Fora da competência da comissão
De acordo com o presidente da Comissão de Finanças e Tributação, deputado Pepe Vargas (PT-RS), não é atribuição do colegiado avaliar o impacto sobre orçamentos de estados e municípios. “É o autor do projeto ou relator da matéria que deve garantir essa análise de impacto, tem de prever a fonte de custeio ou deve reduzir alguma despesa”, afirmou o parlamentar.
Para o deputado Arnaldo Madeira (PSDB-SP), também integrante da comissão, propostas que geram impactos nos outros entes são inconstitucionais. “Como eu vou, em nível federal, fixar uma despesa e dizer para o estado: vocês paguem? Foge ao bom senso e à legislação”, afirmou. Para ele, a criação de pisos de diferentes carreiras, na esteira do que foi decidido para profissionais do magistério e de saúde, pode criar dificuldades para controlar os orçamentos públicos. “Se fomos levar no limite essa regra, não precisaremos mais fazer orçamento”, reclamou o parlamentar.
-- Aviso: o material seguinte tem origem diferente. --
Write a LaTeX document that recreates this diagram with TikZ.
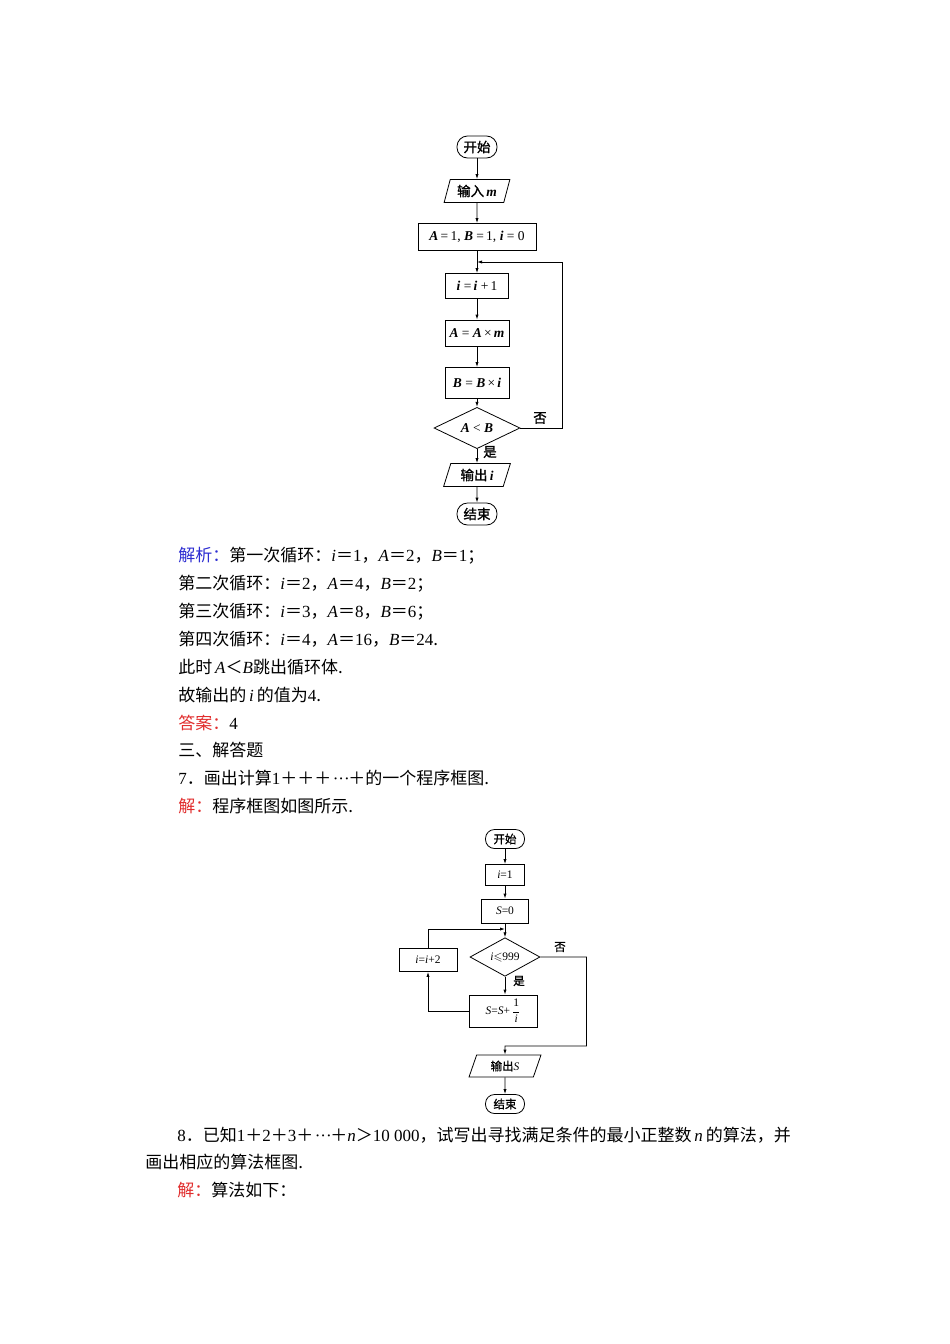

Madeira sugere que somente matérias que digam respeito a gastos da União sejam analisadas pelos deputados federais. Na opinião dele, os gastos dos estados e municípios devem ser aprovados pelos respectivos poderes legislativos, ou seja, assembleias legislativas e câmaras municipais.
Para o deputado Guilherme Campos (DEM-SP), os integrantes da Comissão de Finanças devem estar atentos à capacidade de custeio dos demais entes da federação. “Do jeito que está sendo colocado hoje, não tenho dúvida: vai haver um aumento na carga tributária, que já é tão alta”, argumentou.